I'd just like to say, thank you very much for the heads up here. This looks SERIOUSLY cool and seems like it would solve all the niggling issues we've been having with mobile web development. Can't believe nobody else here has jumped on this


Wow. Thanks for the all responses people. There are some really good suggestions here. I have added the project to GitHub for anyone interested in improving the tool.

https://github.com/jamus/rwd-demonstration


Great idea. One improvement might be to make the mobile view look more like a mobile device; now it looks very much like the tablet. Perhaps the borders (sides in portrait, top and bottom in landscape) could be thinner.


Also, if this page itself was responsive would be nice: resizing the browser would select the appropriate view.
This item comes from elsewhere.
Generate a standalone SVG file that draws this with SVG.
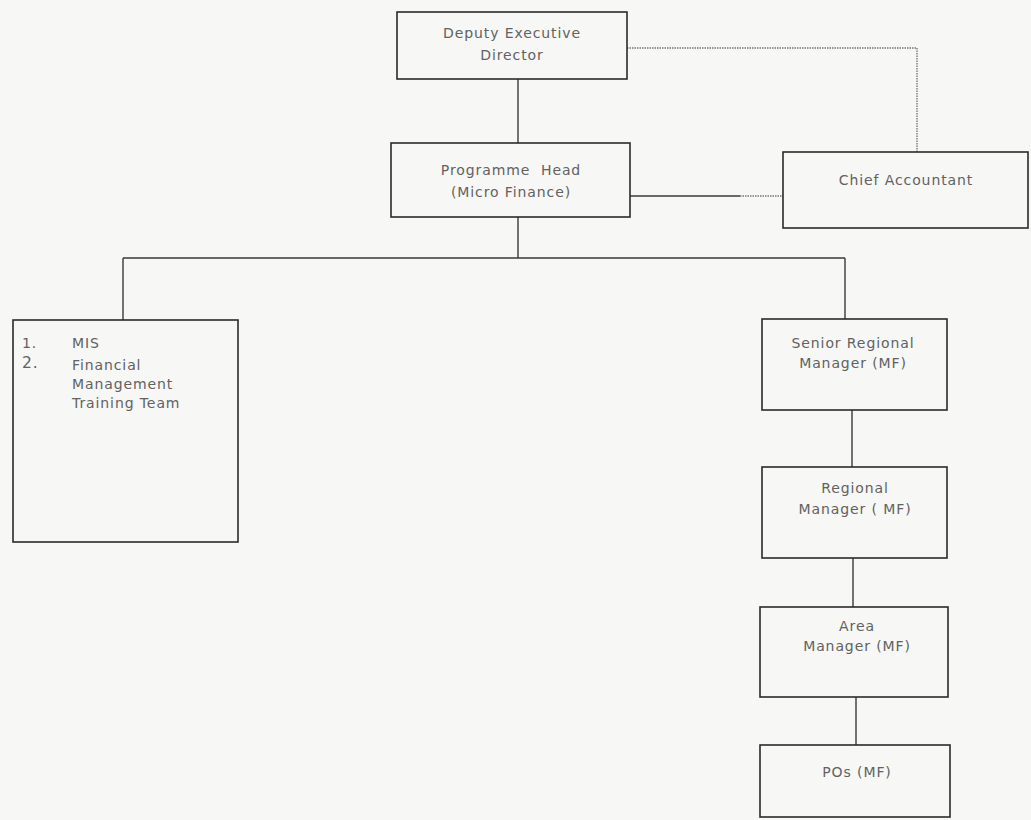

If they don't like it when you're at this stage, you're in trouble! How are people presenting/explaining responsive designs at the concept stage? Designing in browser? Multiple mockups? Mood boards and style guides?


One of the common "mistakes" I see with these tools is to base the iframe size on exactly 320 or 480, etc. The scroll bar should be outside of the width of the "device".


It assumes I keep my browser window maximised. Bad assumption.


It's actually a great tool for demonstrating to clients what you mean by responsive website design


It shows 4 layouts for https://trello.com Nothing you couldn't get by resizing your browser though.


Yes. But clients will understand this one better, with different known devices right in front of their eyes. Some of our clients can't map a resized browser window to a smartphone <-> tablet switch.


I agree. Just pointing out that it's not doing anything to emulate any of the behaviour of any device. It's still rendering as whatever your browser will show for those sizes, same user-agent/css/javascript behaviour. Still, as a demonstration tool it will be very useful.


Already been done a few times...

http://responsive.is/ for example.


i like it, great idea. I almost missed the fact that you can check out any website - maybe emphasize the input box for the url more?